Don't leave yet, it gets more interesting.

This was around 1990 and I had my first agent from a director who had heard of me. The agent wasn't the best one, but he took me. It lasted two years with not one sale and few meetings.

Then I ran through a few other agents and ended up with the one I had till we parted a few years ago.

And my little story about me and my teacher and my buddies suddenly was "hot" as they say. In fact, I was getting meetings like crazy. I remember one time when I was working on a series in Canada and flew back to LA for one day and four meetings.


This was a weird thing for me, studies and networks and more. They liked me. Well, at least they said they liked me. And my script.

Emperor of Mars.

What's EOM? (that was the short way of saying it). I know, sort of smug but what the heck. I remember one producer, Steve Tisch. Maybe you've seen one of his movies, Forrest Gump. I walked into his office with his exec and "Steve" if I may say said "Ah, Mister Emperor Of Mars."

I couldn't believe it. Maybe after I left he'd forget, but for that moment, I was Mister EOM.

And that was the beginning of my screenplay going everywhere in town. I will scan one page for you.

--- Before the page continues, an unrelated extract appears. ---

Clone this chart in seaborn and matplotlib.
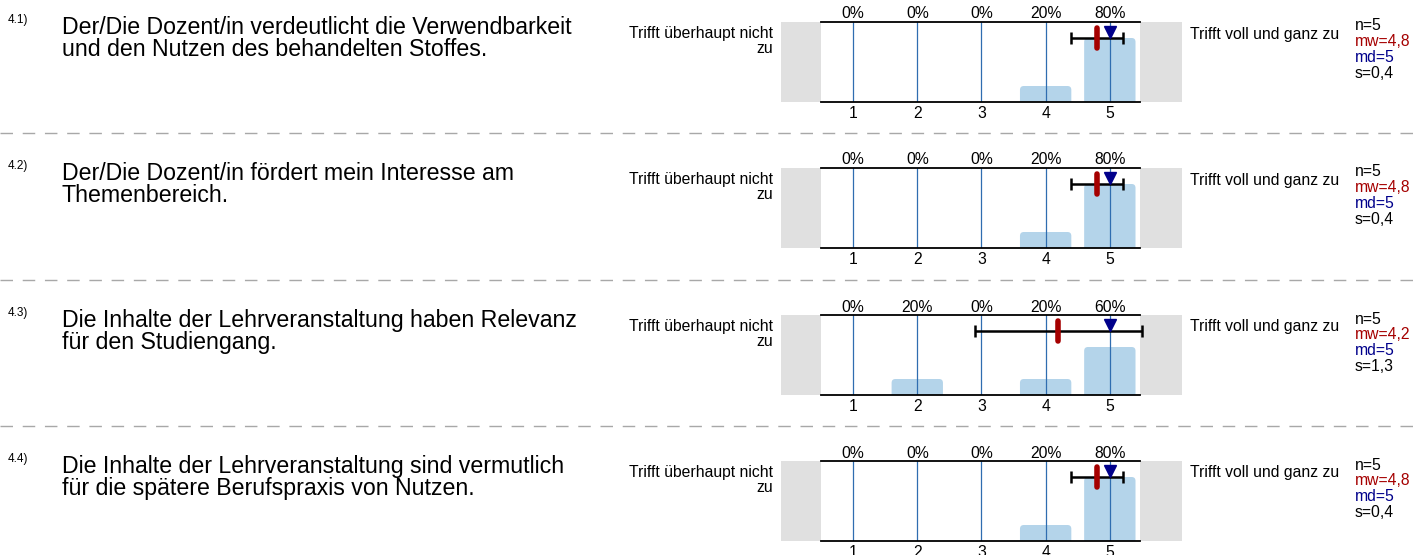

Most of the companies are still around, the players change but the company doesn't.

Just one thing.

Nobody wanted to make it.

That was around 1994. It still hasn't been made. Why? 

I don't know.

However it has been optioned six times - 6 times. I still have all the contracts. Around 2003 I was ready to make it, they let me direct and it was ready to go. Until one of the producers wanted more than the others. It was over as fast as it began.

However it got me a stack full of jobs, including around 15 screenplays made and episodic work. It was going all great until the one thing you've heard a few times before.

 The Death of the TV Movie.

Most of my movies were TV movies and that line above does not sound good. I'll repeat it fast as you've heard it before, "Death". 

Here's an example of what was the best agent I had. writing is a little hard to see but it gives you an idea as to how much work agents put into. Lots of phone calls and more calls and emails.

But everything changed after the death of the TV movie.  I'll try to post part 2 this week, probably around Wednesday.

Thanks again.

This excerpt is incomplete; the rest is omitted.